Journalist Dominic Faulder wrote that the incident, “Sent an unprecedented wave of grief and disgust throughout the country… it generated more newsprint than Pol Pot’s death last year.”

Pilika’s spine was severed and she died on July 13. Her body was displayed in a wake at the School of Fine Arts, where she had taught ballet, and police estimated that on the first day more than 10,000 mourners gathered. The killing was never solved.

In a similar incident in October 2003, Cambodian singer Touch Sunnich and her mother were shot by four men on motorcycles after a shopping trip in Phnom Penh. Touch Sunnich was shot in the face and paralysed, becoming wheelchair-bound for life, and her mother was killed. That crime was also never solved.

According to the One Eleven Gallery’s press release, “Poulson’s paintings reflect these ‘shadows of darkness’ through the history and imagery of the women of song while also showing the absolute beauty and splendor of iconic divas and women who, at various times, have risen to become the sublimely beautiful voices of the Kingdom of Cambodia.”
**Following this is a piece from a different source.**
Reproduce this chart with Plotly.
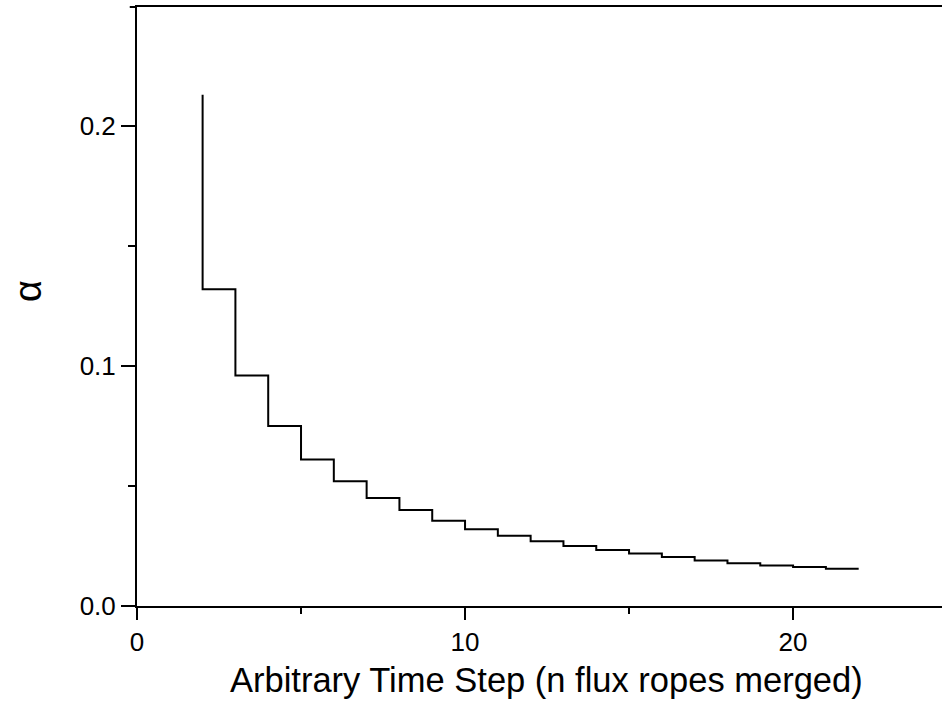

Poulson himself became entwined in the tragic history of women singers when his beloved partner, former wife and Cambodian Space Project lead singer Kak Channthy, dubbed ‘the barefoot diva of the Cambodian rice fields’ was killed in March 2018 when an auto rickshaw she was travelling in was hit by a car in downtown Phnom Penh.

Her sad loss makes it difficult at times for Poulson to discuss aspects of the tragic history he himself explores in his paintings and writings, especially the reasons behind the violence.

“I think there’s still a problem that society is yet to deal with,” he says, “And that is essentially dealing with emotions of jealousy and notions of power and possession of another person, particularly with the kind of mindset that thinks another person’s life, especially (that of) a beautiful, glamorous singer with a public profile, can be nothing more than a trophy to be owned and fought over.

“But really, I don’t know, I don’t want to speculate, I just think it is a particularly sad and tragic history and I’m still devastated, and always will be, by the tragic loss of Channthy and the circumstances of her death too.”

But he adds that his acknowledgement of Cambodian women of song is an ongoing project.

He says, “We’re now working on things like a compilation album, a film, a touring concert and even a book that will feature historical notes in Khmer and English alongside this series of portraits.”

The Siem Reap launch also featured a mini musical concert introducing quirky Australian jazz drummer Louis Burdett who will join Poulson in performing a live score to the classic 1967 Cambodian movie ‘Sovanna Hong,’ Poulson was joined by double bassist Dan Davies and Joe Baarda on saxophone.